Researcher #2 obviousely did not specify A and B. I assume that the test here is not and A/B test but a significance test: testing the statistical significance of the observed data under a 'null hypothesis' (H0). Formally, H0 is equivalent to A of #1, and the same math is involved. But the interpretation is different. The test does not give a decision between A and B. It just tells the researcher how unlikely his data (or more "extreme" data) is to be expected under H0 (=the p-value). If this is very unlikely, the researcher may be sufficiently confident to interpret the sign of the effect estimate. Otherwise, the data is considered insufficient or inconclusive. That's it.

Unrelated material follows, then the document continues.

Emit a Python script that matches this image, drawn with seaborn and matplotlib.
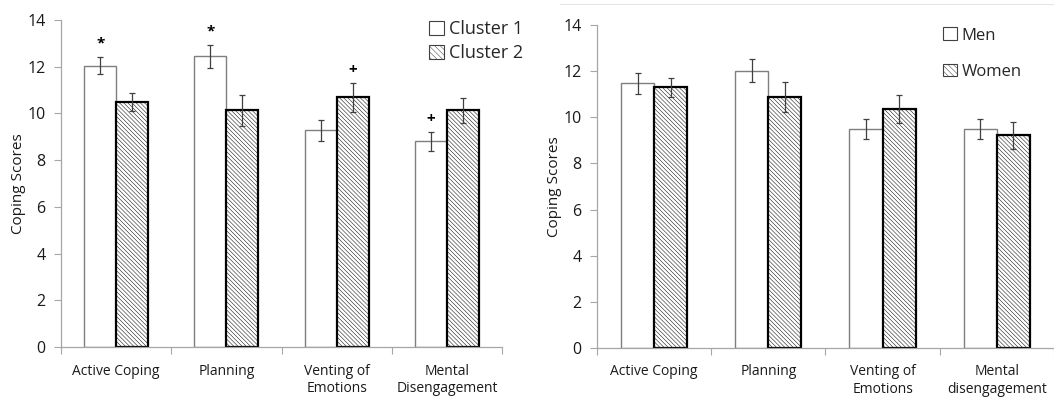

So both researchers will end up with different interpretations. #1 can act as if the effect was A or B (at least), with confidence 1-b and with confidence 1-a, respectively. Doing so the researcher behaves optimally w.r.t. the loss function he imposed on his actions. #2, in contrast, can either make a claim on the dierection (sign) of the effect (and he can do this with confidence 1-p, although this concept of confidence doesn't really aply here, because #2 didn't aim make a decision between A and B and thus cannot control any error rate, so he cannot define a procedure to assertain some level of confidence [confidence is a property of the procedure, but the p-value is a statistic from the data!]), or he has to admit the the data is not sufficient to get that confidence in inetrpeting the sign.
Even if #2 knew about the sample size calculation of #1, it remains open if #2 would consider B as least interesting/relevant and if he would also pose the same loss function like #1 (an aspect related to Rónan's post above).